The budget commits $13.4 million over four years, and $4.2 million each year ongoing, to develop a 10-year National Housing and Homelessness Plan in 2023.
This is to be developed in conjunction with states and territories, industry bodies and not for profits. The strategy will “support the development of short, medium and long term housing and homelessness policy.”
The National Housing and Homelessness Agreement (NHHA) will be extended by one year until 30 June 2024 while the new agreement is developed. Funding for the NHHA extension has already been provided, while the homelessness plan will be partially funded through existing resources from the Department of Social Services.
What about Housing?
There is a new National Housing Accord to deliver up to 20,000 new affordable homes. Increased government and institutional investment will need to be complemented by significant planning and zoning reform, and increased productivity in construction to make a greater housing supply a reality.
The government has set a goal of building 1 million new homes over five years from 2024.
The homes are expected to be built under a new national housing accord, an agreement between all levels of government, institutional investors and the construction sector.
The government expects there will be around 180,000 housing completions each year in 2022, 2023 and 2024 before the goal kicks in.
While building 1 million homes in five years sounds ambitious, data shows 985,085 dwellings were completed in the five years to March 2022.
The budget also includes $350 million for the federal government and states and territories to build 10,000 new homes each year.
Most of the reforms are designed for homeowners, not renters. Unfortunately, there doesn’t seem to be any specific supports for renters which young people predominantly are. While there is a push to grow affordable home ownership opportunities, there is little to assist young people who are unable to save for a housing deposit.
Wellbeing budget could put a dent in youth homelessness – PBA (probonoaustralia.com.au)
Budget October 2022-23 – Improving Housing Supply and Affordability
Housing spending blitz in budget – PBA (probonoaustralia.com.au)

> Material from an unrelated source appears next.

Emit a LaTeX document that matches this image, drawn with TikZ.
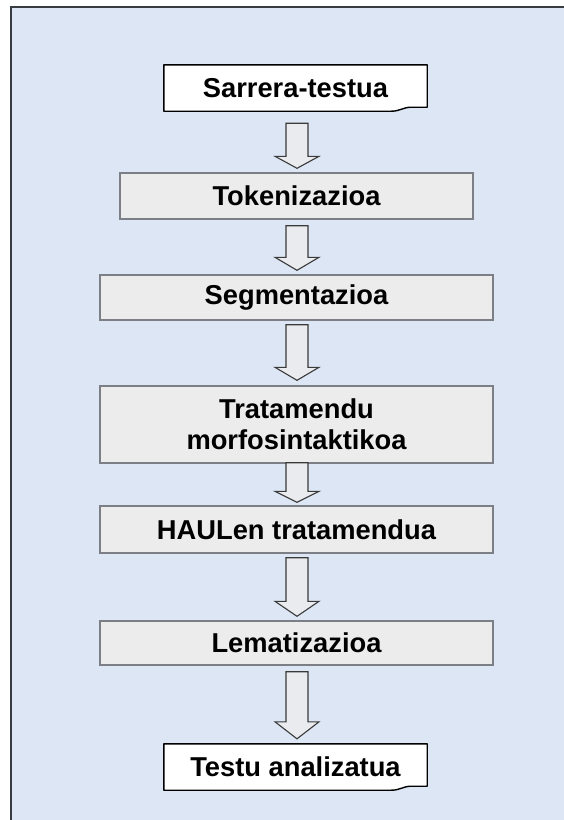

Read the National Housing Accord here.
Education and Employment
There are new employment and education opportunities for young people in the budget but more needs to be done to improve the quality of life for young Australians. Here’s a snapshot of what’s on offer for young people in the Federal Budget 2022-23 in terms of education and employment:
- Nearly half a billion dollars is being invested in Australian schools to assist students who had Covid-19 disruptions to their education
- This includes a $203.7 million Student Wellbeing Boost which will give all schools around $20,000 to spend on mental health support, excursions or social activities
- $621 million over 4 years for 465,000 fee-free study opportunities in the vocational education sector with a focus on priority courses in health, community services and trade-based qualifications
- $485.5 million to create 20,000 new university places for disadvantaged students over the next two years; these will focus on priority skills shortage areas of nursing, teaching, engineering and technology and will go to students from disadvantaged, rural or First Nations backgrounds
- A number of incentives/programs to attract young people to certain fields; these include apprenticeships and other opportunities to earn while completing study.